A lotus is called Paṅkaja in Sanskrit, which means “born from wet mud”. A saintly person in a decrepit world is compared to a lotus because even as the lotus lives in the mud, it remains unaffected by it. A parrot, called Śuka in Sanskrit, repeats what it has heard, without modification. A saintly person transmits the knowledge he has received from his teachers without modification. These two are symbols for Shabda Academy because: (a) truth can be a lotus, born from the study of modern science and philosophy, comparable to birth from wet mud, and (b) that truth has to be identical to what has been heard from the teachers, comparable to a parrot’s speech.
Vedic knowledge is called śruti, or “that which was heard”. Veda has been preserved through disciplic successions in which every disciple transmits the knowledge unchanged to the next generation of disciples. But people today do not trust the Vedic texts or the disciplic successions due to the advent of industrialization. They consider the Vedic system a “myth” comparable to such myths concocted in the West. Therefore, we need a new method to establish the truth.
That method is reason and observation. Reasoning involves seeing the contradictions in modern thinking and connecting them to the assumptions in that thinking. Observation involves seeing the limitations of these assumptions in predicting and explaining the available empirical data. By combining reasoning and observation, we can conclusively refute the axioms in modern thinking. We can then show that the theories that explain these observations and overcome the flaws with current theories, are already found in the Vedic texts. Therefore, one doesn’t need to have blind faith in the Vedic texts. We can also trust them based on reason and observation.

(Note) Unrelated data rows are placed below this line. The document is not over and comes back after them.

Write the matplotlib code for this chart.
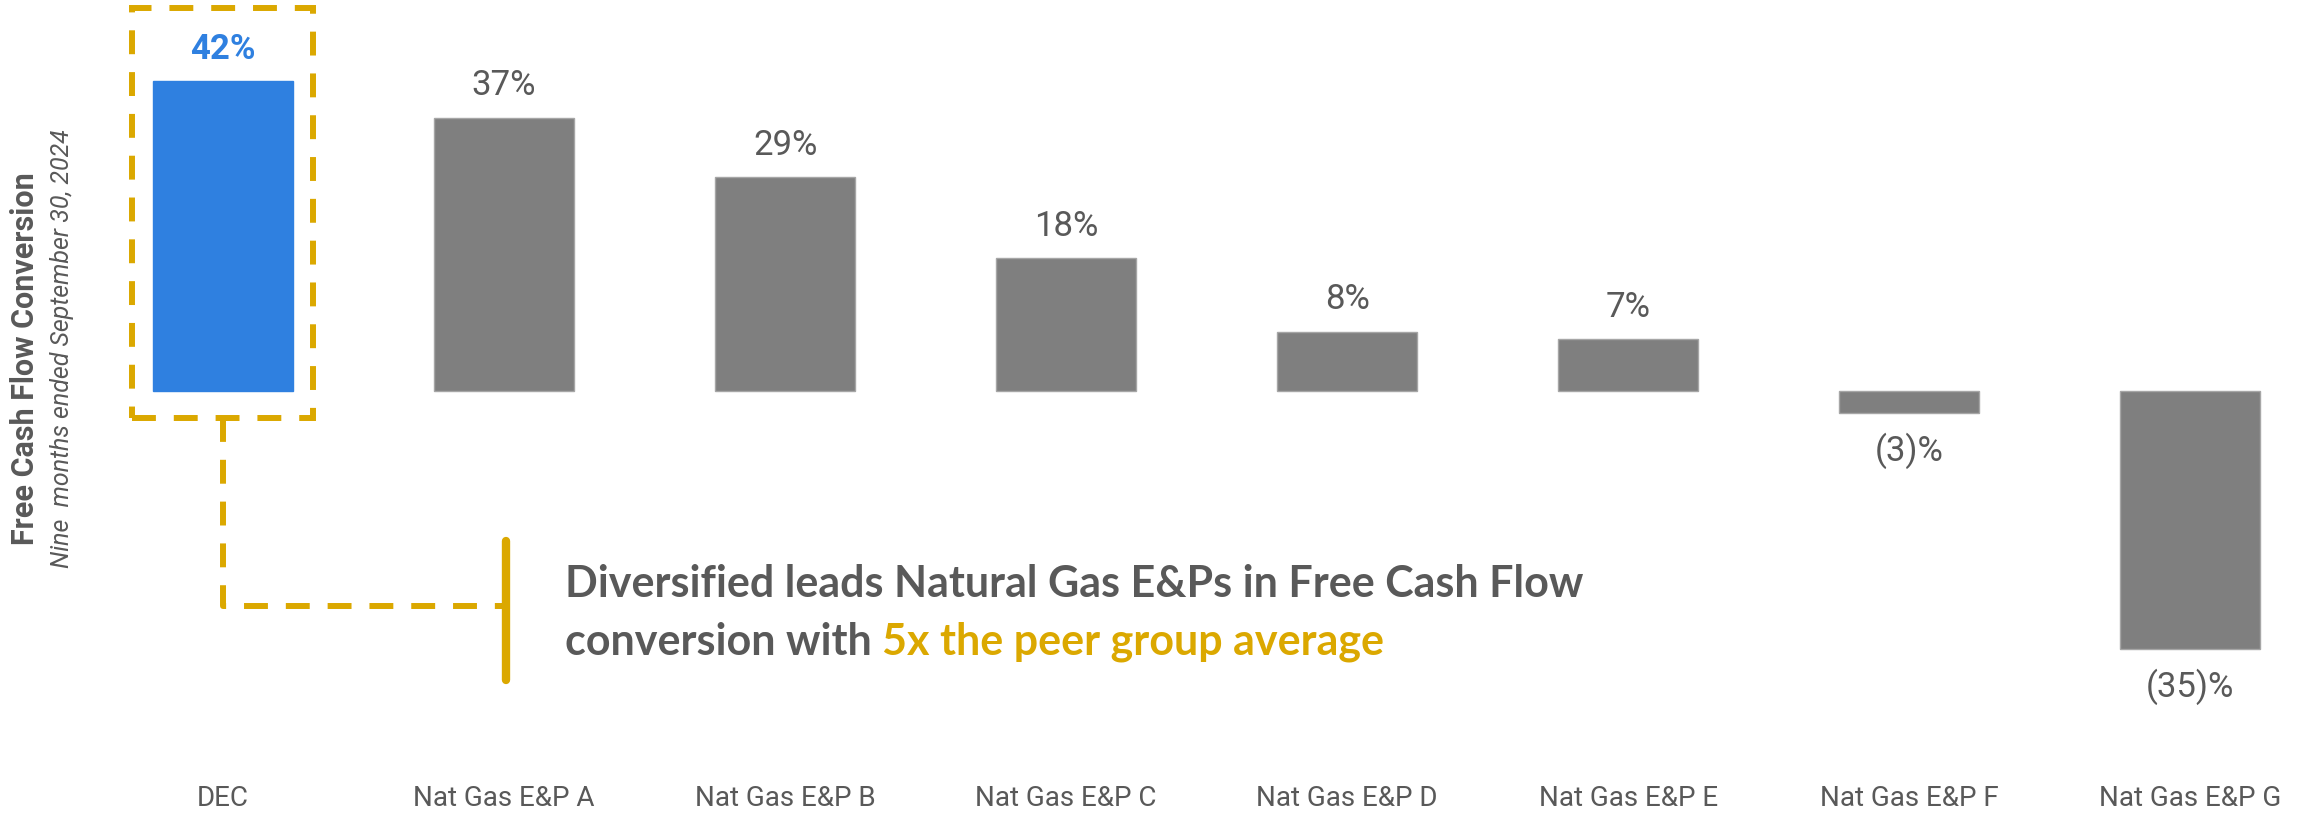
import matplotlib
matplotlib.use('Agg')
import matplotlib.pyplot as plt
from matplotlib.patches import Rectangle

plt.rcParams['font.family'] = ['Roboto', 'DejaVu Sans']

companies = ['DEC', 'Nat Gas E&P A', 'Nat Gas E&P B', 'Nat Gas E&P C',
             'Nat Gas E&P D', 'Nat Gas E&P E', 'Nat Gas E&P F', 'Nat Gas E&P G']
fcf_conv = [42, 37, 29, 18, 8, 7, -3, -35]

BLUE = '#2F80E0'
GREY = '#7F7F7F'
TEXT = '#595959'
GOLD = '#DBA800'

fig = plt.figure(figsize=(23, 8.22), dpi=100)
ax = fig.add_axes([0, 0.0633, 1, 0.9367])

x = list(range(len(companies)))
colors = [BLUE] + [GREY] * (len(companies) - 1)
edges = [BLUE] + ['#A6A6A6'] * (len(companies) - 1)
ax.bar(x, fcf_conv, width=0.5, color=colors, edgecolor=edges, linewidth=1)

for i, v in enumerate(fcf_conv):
    lab = '%d%%' % v if v >= 0 else '(%d)%%' % abs(v)
    if i == 0:
        ax.annotate(lab, (i, v), xytext=(0, 23), textcoords='offset points',
                    ha='center', va='center', fontsize=25, color=BLUE,
                    fontweight='bold')
    elif v >= 0:
        ax.annotate(lab, (i, v), xytext=(0, 23), textcoords='offset points',
                    ha='center', va='center', fontsize=25, color=TEXT)
    else:
        ax.annotate(lab, (i, v), xytext=(0, -27), textcoords='offset points',
                    ha='center', va='center', fontsize=25, color=TEXT)

ax.set_xlim(-0.794, 7.391)
ax.set_ylim(-51.36, 52.98)
ax.set_xticks(x)
ax.set_xticklabels(companies, fontsize=20, color=TEXT)
ax.tick_params(axis='x', length=0, pad=11)
ax.set_yticks([])
for s in ax.spines.values():
    s.set_visible(False)

# dashed highlight box around DEC + connector
dash = (0, (4, 3))
ax.add_patch(Rectangle((-0.324, -3.66), 0.644, 55.56, fill=False,
                       edgecolor=GOLD, linewidth=4.3, linestyle=dash,
                       clip_on=False))
ax.plot([0, 0, 1.007], [-3.66, -29.1, -29.1], color=GOLD, lw=4.3,
        linestyle=dash, clip_on=False)
ax.plot([1.007, 1.007], [-20.3, -39.2], color=GOLD, lw=6,
        solid_capstyle='round', clip_on=False)

ann_font = ['Lato', 'DejaVu Sans']
ax.text(1.217, -26.2, 'Diversified leads Natural Gas E&Ps in Free Cash Flow',
        fontsize=31, fontweight='bold', color=TEXT, family=ann_font,
        ha='left', va='center')
t2 = ax.text(1.217, -34.0, 'conversion with ', fontsize=31,
             fontweight='bold', color=TEXT, family=ann_font,
             ha='left', va='center')
ax.annotate('5x the peer group average', xy=(1, 0), xycoords=t2,
            ha='left', va='bottom', fontsize=31, fontweight='bold',
            color=GOLD, family=ann_font)

fig.text(25 / 2300, 1 - 359 / 822, 'Free Cash Flow Conversion',
         rotation=90, ha='center', va='center', fontsize=22,
         fontweight='bold', color=TEXT,
         family=['Roboto', 'DejaVu Sans'])
fig.text(62 / 2300, 1 - 349 / 822, 'Nine  months ended September 30, 2024',
         rotation=90, ha='center', va='center', fontsize=18,
         style='italic', color=TEXT,
         family=['Roboto', 'DejaVu Sans'])

fig.savefig('out.png', dpi=100)
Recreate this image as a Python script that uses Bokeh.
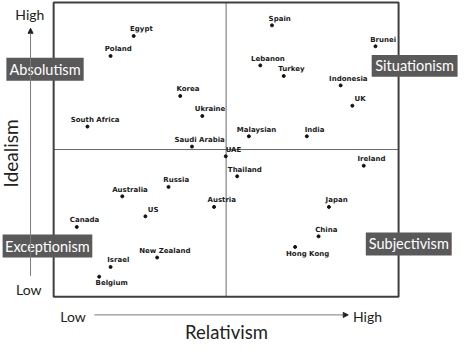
from bokeh.plotting import figure
from bokeh.models import ColumnDataSource, Arrow, NormalHead
from bokeh.core.properties import value
from bokeh.embed import file_html
from bokeh.resources import INLINE

# ---- data (relativism 0-100, idealism 0-100) ----
countries = ["Egypt", "Poland", "Korea", "Ukraine", "South Africa", "Saudi Arabia", "UAE",
             "Thailand", "Spain", "Brunei", "Lebanon", "Turkey", "Indonesia", "UK",
             "Malaysian", "India", "Ireland", "Russia", "Australia", "US", "Canada",
             "Austria", "New Zealand", "Israel", "Belgium", "Japan", "China", "Hong Kong"]
relativism = [23.2, 16.5, 36.7, 43.1, 9.8, 40.1, 49.9,
              53.2, 63.3, 93.3, 59.9, 66.7, 83.2, 86.6,
              56.6, 73.4, 89.9, 33.3, 19.9, 26.6, 6.7,
              46.5, 30.0, 16.5, 13.2, 79.8, 76.8, 70.0]
idealism = [88.6, 81.8, 68.2, 61.4, 57.8, 51.0, 47.7,
            40.9, 92.2, 85.1, 78.6, 75.0, 71.8, 64.9,
            54.5, 54.5, 44.5, 37.3, 34.1, 27.3, 23.7,
            30.5, 13.3, 10.1, 6.8, 30.5, 20.5, 16.9]
label_side = ["above"] * 28
label_side[countries.index("Belgium")] = "below"
label_side[countries.index("Hong Kong")] = "below"

quadrant_names = ["Absolutism", "Situationism", "Exceptionism", "Subjectivism"]
axis_tick_labels = ["Low", "High"]

W, H = 458, 342
p = figure(width=W, height=H, output_backend="svg", toolbar_location=None,
           x_range=(-15.41, 117.37), y_range=(-15.58, 100.65),
           min_border=0, min_border_left=0, min_border_right=0,
           min_border_top=0, min_border_bottom=0)
p.axis.visible = False
p.grid.visible = False
p.outline_line_color = None
p.background_fill_color = "white"
p.border_fill_color = "white"

GREY = "#7a7a7a"
# left (idealism) arrow
p.add_layout(Arrow(end=NormalHead(size=5, fill_color="#222", line_color="#222"),
                   x_start=-6.7, y_start=7.1, x_end=-6.7, y_end=91.2,
                   line_color=GREY, line_width=1))
# bottom (relativism) arrow
p.add_layout(Arrow(end=NormalHead(size=5, fill_color="#222", line_color="#222"),
                   x_start=11.8, y_start=-6.2, x_end=85.4, y_end=-6.2,
                   line_color=GREY, line_width=1))

# box + quadrant lines
p.segment(x0=[0], y0=[50], x1=[100], y1=[50], line_color="#6a6a6a", line_width=1)
p.segment(x0=[50], y0=[0], x1=[50], y1=[100], line_color="#6a6a6a", line_width=1)
p.quad(left=[0], right=[100], bottom=[0], top=[100], fill_color=None,
       line_color="#3f3f3f", line_width=2)

# axis texts
p.text(x=[-6.9, -7.2], y=[95.8, 2.6], text=["High", "Low"], text_font=value("Lato"),
       text_font_size="14px", text_color="#222", text_align="center", text_baseline="middle")
p.text(x=[5.6, 91.0], y=[-6.8, -6.8], text=axis_tick_labels, text_font=value("Lato"),
       text_font_size="14px", text_color="#222", text_align="center", text_baseline="middle")
p.text(x=[-12.5], y=[48.7], text=["Idealism"], angle=1.5708, text_font=value("Lato"),
       text_font_size="19px", text_color="#222", text_align="center", text_baseline="middle")
p.text(x=[50.1], y=[-12.0], text=["Relativism"], text_font=value("Lato"),
       text_font_size="18.5px", text_color="#222", text_align="center", text_baseline="middle")

# quadrant boxes
qleft = [-13.7, 92.2, -14.8, 90.5]
qright = [8.7, 117.1, 11.2, 115.4]
qbottom = [73.4, 74.7, 13.3, 14.0]
qtop = [81.2, 82.1, 21.1, 21.8]
p.quad(left=qleft, right=qright, bottom=qbottom, top=qtop,
       fill_color="#595959", line_color=None)
p.text(x=[(a + b) / 2 for a, b in zip(qleft, qright)],
       y=[(a + b) / 2 for a, b in zip(qbottom, qtop)],
       text=quadrant_names, text_font=value("Lato"), text_font_size="14.5px",
       text_color="white", text_align="center", text_baseline="middle")

# points
src = ColumnDataSource(dict(x=relativism, y=idealism, name=countries,
                            dx=[7.7 if s == "above" else 12.5 for s in label_side],
                            dy=[-6.7 if s == "above" else 6.7 for s in label_side]))
p.scatter(x="x", y="y", source=src, size=3, color="#111")
p.text(x="x", y="y", text="name", source=src, x_offset="dx", y_offset="dy",
       text_font=value("DejaVu Sans"), text_font_style="bold", text_font_size="7px",
       text_color="#1a1a1a", text_align="center", text_baseline="middle")

open("out.html", "w").write(file_html(p, INLINE))
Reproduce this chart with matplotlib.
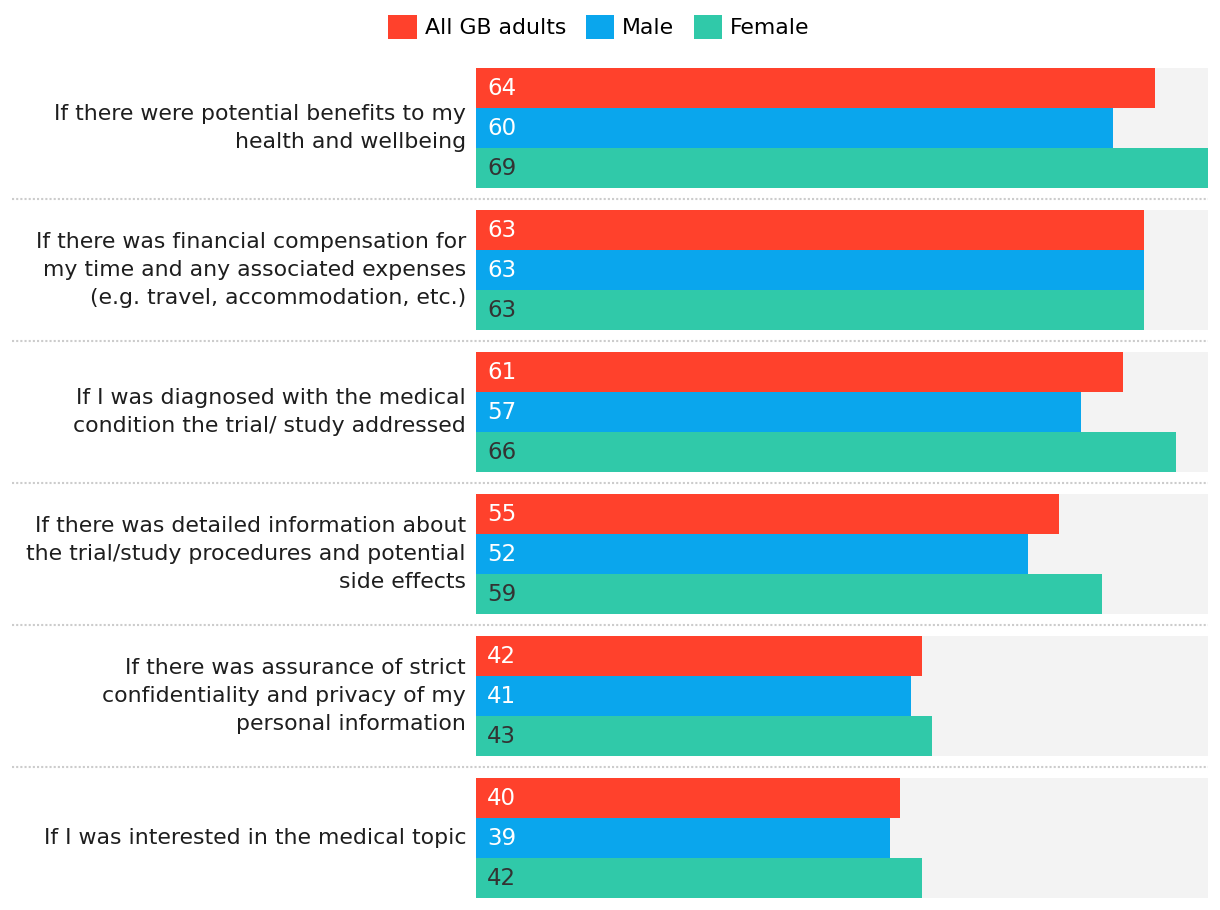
import matplotlib.pyplot as plt
from matplotlib.patches import Patch

# 数据
categories = [
    'If there were potential benefits to my\nhealth and wellbeing',
    'If there was financial compensation for\nmy time and any associated expenses\n(e.g. travel, accommodation, etc.)',
    'If I was diagnosed with the medical\ncondition the trial/ study addressed',
    'If there was detailed information about\nthe trial/study procedures and potential\nside effects',
    'If there was assurance of strict\nconfidentiality and privacy of my\npersonal information',
    'If I was interested in the medical topic',
]
series_names = ['All GB adults', 'Male', 'Female']
all_adults = [64, 63, 61, 55, 42, 40]
male = [60, 63, 57, 52, 41, 39]
female = [69, 63, 66, 59, 43, 42]

colors = ['#ff412c', '#0aa6ed', '#30c9a9']
text_colors = ['white', 'white', '#333333']

W, H = 1220, 910
fig = plt.figure(figsize=(W / 100, H / 100), dpi=100)
plt.rcParams['font.family'] = ['DejaVu Sans']

# 坐标轴位置 (像素换算)
left, right, top, bottom = 476, 1208, 68, 898
ax = fig.add_axes([left / W, 1 - bottom / H, (right - left) / W, (bottom - top) / H])

pitch = 142 / 40  # 组间距, 以单根柱高为单位
xmax = max(max(all_adults), max(male), max(female))
values = [all_adults, male, female]

for i, cat in enumerate(categories):
    base = i * pitch
    # 灰色背景
    ax.barh(base + 1.5, xmax, height=3, color='#f3f3f3', zorder=0)
    for j in range(3):
        y = base + j + 0.5
        ax.barh(y, values[j][i], height=1, color=colors[j], zorder=1)
        ax.text(11 / 10.6, y + 0.02, str(values[j][i]), color=text_colors[j],
                fontsize=16.5, va='center', ha='left', zorder=2)
    ax.text(-10 / 732, base + 1.5, cat, transform=ax.get_yaxis_transform(),
            ha='right', va='center', fontsize=15.8, color='#1e1e1e',
            linespacing=1.47)
    if i < len(categories) - 1:
        ys = base + 3 + (pitch - 3) / 2
        ax.plot([(12 - left) / 732, 1], [ys, ys], transform=ax.get_yaxis_transform(),
                color='#cccccc', linewidth=1.5, linestyle=(0, (1, 1)), clip_on=False)

ax.set_xlim(0, xmax)
ax.set_ylim((len(categories) - 1) * pitch + 3, 0)
ax.axis('off')

# 图例
handles = [Patch(facecolor=c, label=n) for c, n in zip(colors, series_names)]
fig.legend(handles=handles, loc='center', bbox_to_anchor=(599 / W, 1 - 27 / H),
           ncol=3, frameon=False, fontsize=15.8, handlelength=1.3, handleheight=1.3,
           handletextpad=0.35, columnspacing=0.9)

fig.savefig('out.png', dpi=100)
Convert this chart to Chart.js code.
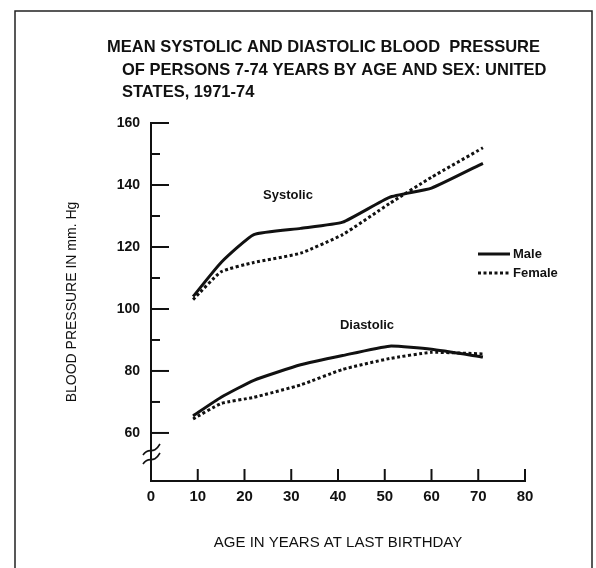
<!DOCTYPE html>
<html>
<head>
<meta charset="utf-8">
<script src="https://cdn.jsdelivr.net/npm/chart.js@4.4.1/dist/chart.umd.min.js"></script>
<style>
  html, body { margin: 0; padding: 0; background: #fff; }
</style>
</head>
<body>
<canvas id="bpChart" width="596" height="568"></canvas>
<script>
// age midpoints of the survey groups
const ages = [9, 15, 22, 32, 41, 51, 60, 71];
const maleSystolic = [104, 115, 124, 126, 128, 136, 139, 147];
const femaleSystolic = [103, 112, 115, 118, 124, 134, 142.5, 152];
const maleDiastolic = [65.5, 71.5, 77, 82, 85, 88, 87, 84.5];
const femaleDiastolic = [64.5, 69.5, 71.5, 75.5, 80.5, 84, 86, 85.5];

const xTicks = [0, 10, 20, 30, 40, 50, 60, 70, 80];
const yTicks = [60, 70, 80, 90, 100, 110, 120, 130, 140, 150, 160];

const titleLines = [
  'MEAN SYSTOLIC AND DIASTOLIC BLOOD  PRESSURE',
  'OF PERSONS 7-74 YEARS BY AGE AND SEX: UNITED',
  'STATES, 1971-74'
];

const FONT = '"Liberation Sans", Arial, sans-serif';

function pts(vals) {
  return ages.map((a, i) => ({ x: a, y: vals[i] }));
}

function maleLine(label, vals) {
  return { label: label, data: pts(vals), borderColor: '#111', borderWidth: 3,
           pointRadius: 0, tension: 0.15, fill: false };
}
function femaleLine(label, vals) {
  return { label: label, data: pts(vals), borderColor: '#111', borderWidth: 3,
           borderDash: [3, 2.5], pointRadius: 0, tension: 0.15, fill: false };
}

// frame, inward ticks, axis break, title, notes and key
const decorations = {
  id: 'decorations',
  afterDraw(chart) {
    const { ctx, scales: { x, y } } = chart;
    const line = (x1, y1, x2, y2) => {
      ctx.beginPath(); ctx.moveTo(x1, y1); ctx.lineTo(x2, y2); ctx.stroke();
    };
    ctx.save();
    ctx.strokeStyle = '#222';
    ctx.lineWidth = 1.5;
    ctx.strokeRect(15, 11, 577, 620);

    ctx.strokeStyle = '#111';
    ctx.lineWidth = 2;
    yTicks.forEach(v => {
      const py = y.getPixelForValue(v);
      line(x.left, py, x.left + (v % 20 === 0 ? 18 : 9), py);
    });
    xTicks.slice(1).forEach(v => {
      const px = x.getPixelForValue(v);
      line(px, y.bottom, px, y.bottom - 12);
    });

    // axis break marks
    ctx.lineWidth = 1.6;
    [0, 9].forEach(d => {
      ctx.beginPath();
      ctx.moveTo(x.left - 8, 455 + d);
      ctx.bezierCurveTo(x.left - 2, 446 + d, x.left + 2, 456 + d, x.left + 9, 444 + d);
      ctx.stroke();
    });

    ctx.fillStyle = '#111';
    ctx.textBaseline = 'middle';
    ctx.textAlign = 'left';
    ctx.font = 'bold 16.5px ' + FONT;
    ctx.fillText(titleLines[0], 107, 47);
    ctx.fillText(titleLines[1], 122, 70);
    ctx.fillText(titleLines[2], 122, 92);

    ctx.font = 'bold 13px ' + FONT;
    ctx.textAlign = 'center';
    ctx.fillText('Systolic', 288, 195);
    ctx.fillText('Diastolic', 367, 325);

    ctx.textAlign = 'left';
    ctx.lineWidth = 3;
    line(478, 254, 510, 254);
    ctx.setLineDash([3, 2.5]);
    line(478, 273, 510, 273);
    ctx.setLineDash([]);
    ctx.fillText('Male', 513, 254);
    ctx.fillText('Female', 513, 273);
    ctx.restore();
  }
};

new Chart(document.getElementById('bpChart'), {
  type: 'line',
  data: {
    datasets: [
      maleLine('Male systolic', maleSystolic),
      femaleLine('Female systolic', femaleSystolic),
      maleLine('Male diastolic', maleDiastolic),
      femaleLine('Female diastolic', femaleDiastolic)
    ]
  },
  options: {
    responsive: false,
    animation: false,
    layout: { padding: { left: 0, top: 123, right: 71, bottom: 0 } },
    plugins: { legend: { display: false }, title: { display: false }, tooltip: { enabled: false } },
    scales: {
      x: {
        type: 'linear',
        min: 0,
        max: 80,
        afterBuildTicks: s => { s.ticks = xTicks.map(v => ({ value: v })); },
        afterFit: s => { s.height = 87; },
        grid: { display: false, drawTicks: false },
        border: { display: true, color: '#111', width: 2 },
        ticks: { color: '#111', padding: 7, maxRotation: 0, font: { family: FONT, size: 15, weight: 'bold' } },
        title: {
          display: true,
          text: 'AGE IN YEARS AT LAST BIRTHDAY',
          color: '#111',
          font: { family: FONT, size: 15 },
          padding: { top: 0, bottom: 16 }
        }
      },
      y: {
        min: 44.5,
        max: 160,
        afterBuildTicks: s => { s.ticks = yTicks.map(v => ({ value: v })); },
        afterFit: s => { s.width = 151; },
        grid: { display: false, drawTicks: false },
        border: { display: true, color: '#111', width: 2 },
        ticks: {
          color: '#111',
          padding: 11,
          font: { family: FONT, size: 14, weight: 'bold' },
          callback: v => (v % 20 === 0 ? v : '')
        },
        title: {
          display: true,
          text: 'BLOOD PRESSURE IN mm. Hg',
          color: '#111',
          font: { family: FONT, size: 14 },
          padding: { top: 64, bottom: 0 }
        }
      }
    }
  },
  plugins: [decorations]
});
</script>
</body>
</html>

The truth that springs out of the flaws of modern thinking is like a lotus that grows in the mud. If that truth is identical to that which was previously received through a disciplic succession, then speaking that truth is like a parrot repeating what it has heard previously. Thus, we don’t see a contradiction between science and religion, where science is defined as an empirical and rational investigation, while religion is defined as placing our trust in some disciplic tradition.
Vedic epistemology identifies three methods called Pratyakṣa (observation), Anumāna (rational speculation), and Śabda (scriptural authority and disciplic succession). Many people see conflicts between science and religion because they equate science to Pratyakṣa and Anumāna and scriptural authority and disciplic succession to Śabda. Resolving this conflict is essential for the Vedic tradition, although it is not important for modern scientists. We resolve that conflict by producing the same truth from the investigation of modern science as that produced by the study of the Vedic scriptural tradition. However, since this method of discovering the truth is not identical to the conventional method used in Vedic tradition, hence, we cannot just rely on being a parrot. We have to also become a lotus. Shabda Academy is a combination of parrot and lotus.
We can call this process the modernization of the Vedic tradition. Modernity here pertains not to new ideas that reject the old ones. It pertains to a new method of discovering the same truth because the trust in the older method has been weakened. Modernization of the Vedic system pertains to the use of a different method for imparting the same truth. The truth is eternal. The truth does not change. But the methods of imparting and acquiring the truth can change.
The truth can be known in many ways. The Vedic tradition has accepted many paths to the truth. Each path is called a process of yoga. Accepting a new path to the truth means acknowledging a new kind of yoga, complementary to other forms of yoga traditionally used in the Vedic system. The new path must lead to the same conclusion. Otherwise it is not yoga. A new path to the truth modernizes the tradition and makes it adaptable to modern times, without modifying it.